Short exercise -
Reproduce the listing below without changes, except that pictures are left out.

┏━━

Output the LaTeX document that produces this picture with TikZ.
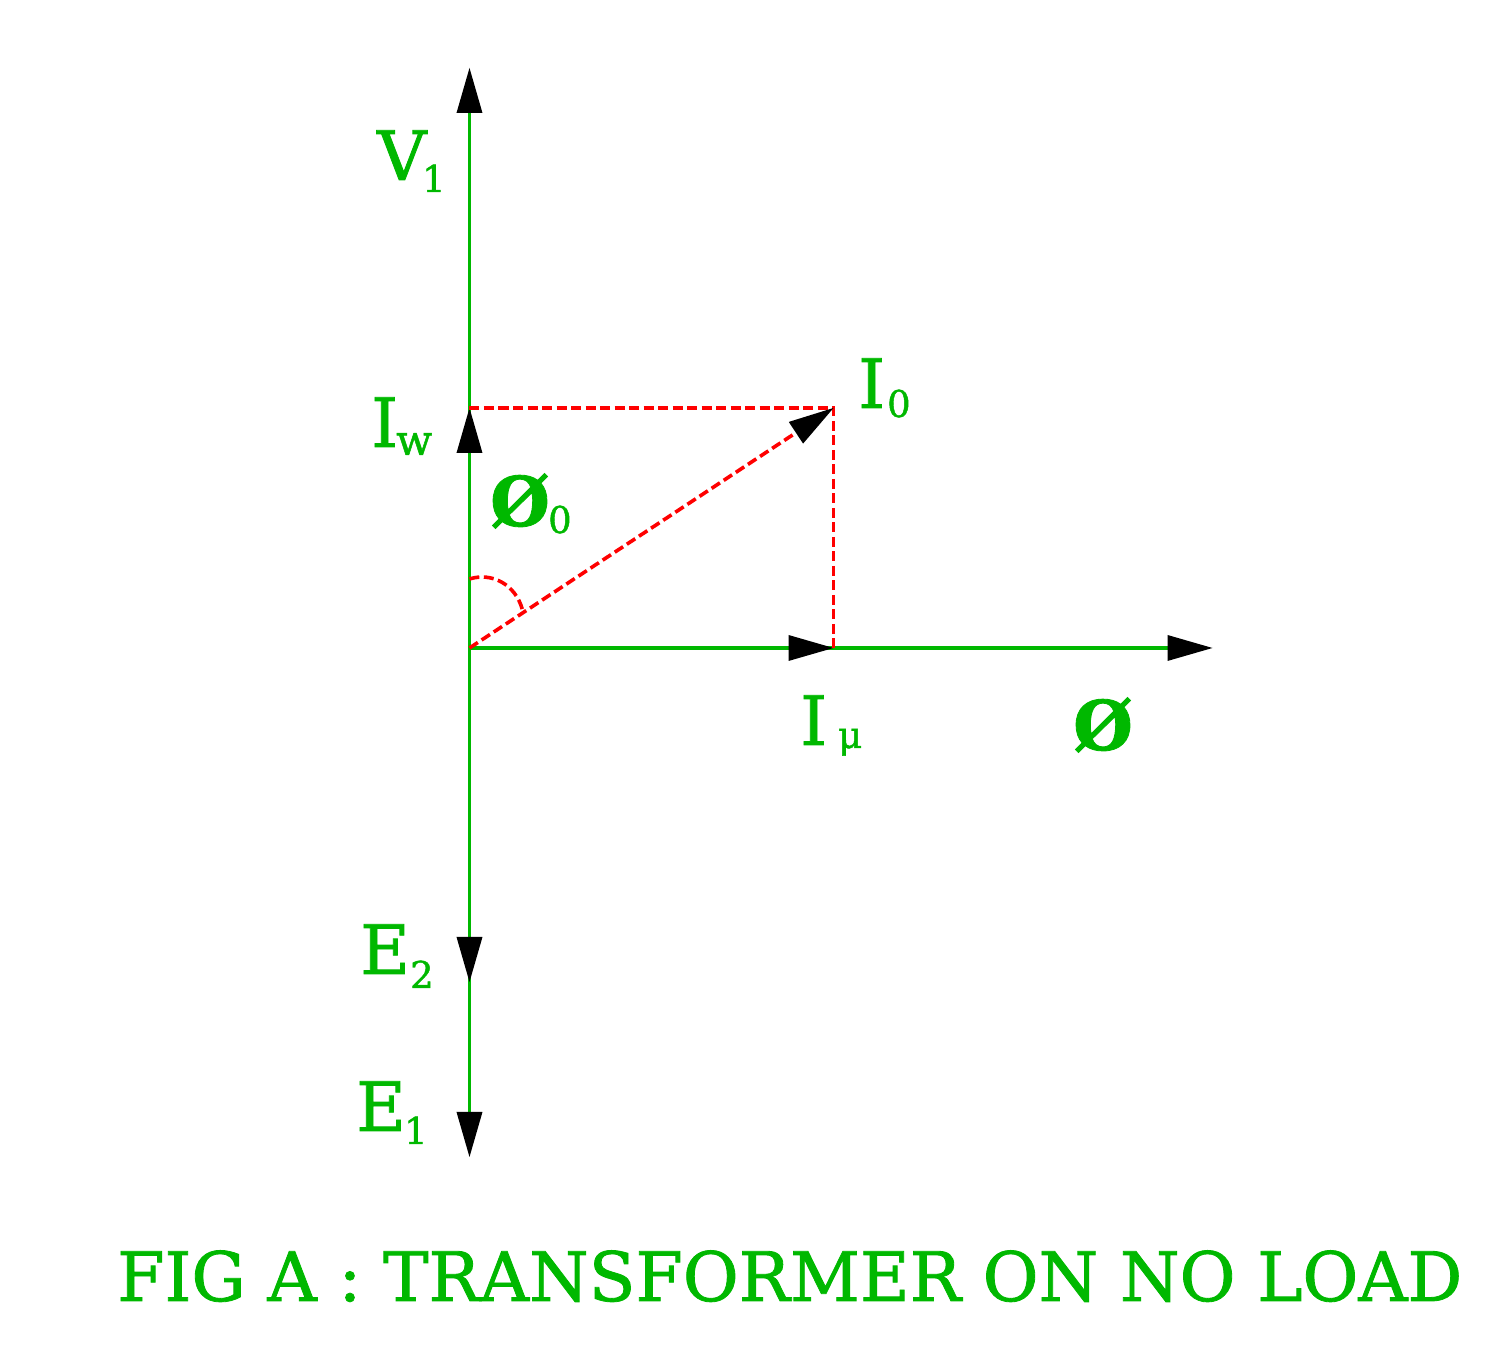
\documentclass[tikz,border=0pt]{standalone}
\usepackage{fontspec}
\usepackage{tikz}
\usetikzlibrary{arrows.meta}
\setmainfont[FakeBold=1.2]{DejaVu Serif}
\definecolor{phasorgreen}{RGB}{0,184,0}
\tikzset{
    phasor/.style={phasorgreen,line width=.033cm},
    construct/.style={draw=red,line width=.036cm,dash pattern=on .1cm off .045cm},
    lab/.style={anchor=base west,inner sep=0pt,text=phasorgreen,font=\fontsize{19.4}{24}\selectfont},
    sublab/.style={lab,font=\fontsize{10.5}{12}\selectfont},
    phi/.style={lab,font=\fontsize{19.5}{24}\selectfont\bfseries}
}

\begin{document}
\begin{tikzpicture}[>={Triangle[length=.45cm,width=.26cm,line width=0pt,black,fill=black]}]
    \useasboundingbox (-4.695,-7.04) rectangle (10.365,6.48);
    \coordinate (O) at (0,0);
    \coordinate (V) at (0,5.80);
    \coordinate (W) at (0,2.40);
    \coordinate (I) at (3.64,2.40);
    \coordinate (M) at (3.64,0);
    \coordinate (F) at (7.43,0);
    \coordinate (Etwo) at (0,-3.34);
    \coordinate (Eone) at (0,-5.09);
    \coordinate (Aa) at (0,.69);
    \coordinate (Ab) at (.53,.38);
    \path[phasor,->] (O) edge (V) edge (W) edge (F) edge (M) edge (Eone) edge (Etwo);
    \draw[construct] (W) -- (I) -- (M);
    \draw[construct] (Aa) .. controls (.22,.76) and (.46,.64) .. (Ab);
    \draw[construct,->] (O) -- (I);
    \node[lab] (v) at (-.93,4.68) {V};
    \node[sublab] (v1) at (-.48,4.56) {1};
    \node[lab] (iw) at (-.99,2.01) {I};
    \node[sublab,font=\fontsize{12}{12}\selectfont] (iw1) at (-.74,1.93) {w};
    \node[lab] (i0) at (3.88,2.40) {I};
    \node[sublab] (i01) at (4.17,2.31) {0};
    \node[phi] (ph0) at (.20,1.22) {Ø};
    \node[sublab] (ph01) at (.78,1.15) {0};
    \node[lab] (imu) at (3.30,-.97) {I};
    \node[sublab] (imu1) at (3.68,-1.00) {μ};
    \node[phi] (ph) at (6.03,-1.02) {Ø};
    \node[lab] (e2) at (-1.10,-3.26) {E};
    \node[sublab] (e21) at (-.60,-3.40) {2};
    \node[lab] (e1) at (-1.14,-4.83) {E};
    \node[sublab] (e11) at (-.66,-4.96) {1};
    \node[lab] (cap) at (-3.53,-6.53) {FIG A : TRANSFORMER ON NO LOAD};
\end{tikzpicture}
\end{document}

┗━━

Completed exercise -
Output the LaTeX document that produces this picture with TikZ.
\documentclass[tikz,border=0pt]{standalone}
\usepackage{fontspec}
\usepackage{tikz}
\usetikzlibrary{arrows.meta}
\setmainfont[FakeBold=1.2]{DejaVu Serif}
\definecolor{phasorgreen}{RGB}{0,184,0}
\tikzset{
    phasor/.style={phasorgreen,line width=.033cm},
    construct/.style={draw=red,line width=.036cm,dash pattern=on .1cm off .045cm},
    lab/.style={anchor=base west,inner sep=0pt,text=phasorgreen,font=\fontsize{19.4}{24}\selectfont},
    sublab/.style={lab,font=\fontsize{10.5}{12}\selectfont},
    phi/.style={lab,font=\fontsize{19.5}{24}\selectfont\bfseries}
}

\begin{document}
\begin{tikzpicture}[>={Triangle[length=.45cm,width=.26cm,line width=0pt,black,fill=black]}]
    \useasboundingbox (-4.695,-7.04) rectangle (10.365,6.48);
    \coordinate (O) at (0,0);
    \coordinate (V) at (0,5.80);
    \coordinate (W) at (0,2.40);
    \coordinate (I) at (3.64,2.40);
    \coordinate (M) at (3.64,0);
    \coordinate (F) at (7.43,0);
    \coordinate (Etwo) at (0,-3.34);
    \coordinate (Eone) at (0,-5.09);
    \coordinate (Aa) at (0,.69);
    \coordinate (Ab) at (.53,.38);
    \path[phasor,->] (O) edge (V) edge (W) edge (F) edge (M) edge (Eone) edge (Etwo);
    \draw[construct] (W) -- (I) -- (M);
    \draw[construct] (Aa) .. controls (.22,.76) and (.46,.64) .. (Ab);
    \draw[construct,->] (O) -- (I);
    \node[lab] (v) at (-.93,4.68) {V};
    \node[sublab] (v1) at (-.48,4.56) {1};
    \node[lab] (iw) at (-.99,2.01) {I};
    \node[sublab,font=\fontsize{12}{12}\selectfont] (iw1) at (-.74,1.93) {w};
    \node[lab] (i0) at (3.88,2.40) {I};
    \node[sublab] (i01) at (4.17,2.31) {0};
    \node[phi] (ph0) at (.20,1.22) {Ø};
    \node[sublab] (ph01) at (.78,1.15) {0};
    \node[lab] (imu) at (3.30,-.97) {I};
    \node[sublab] (imu1) at (3.68,-1.00) {μ};
    \node[phi] (ph) at (6.03,-1.02) {Ø};
    \node[lab] (e2) at (-1.10,-3.26) {E};
    \node[sublab] (e21) at (-.60,-3.40) {2};
    \node[lab] (e1) at (-1.14,-4.83) {E};
    \node[sublab] (e11) at (-.66,-4.96) {1};
    \node[lab] (cap) at (-3.53,-6.53) {FIG A : TRANSFORMER ON NO LOAD};
\end{tikzpicture}
\end{document}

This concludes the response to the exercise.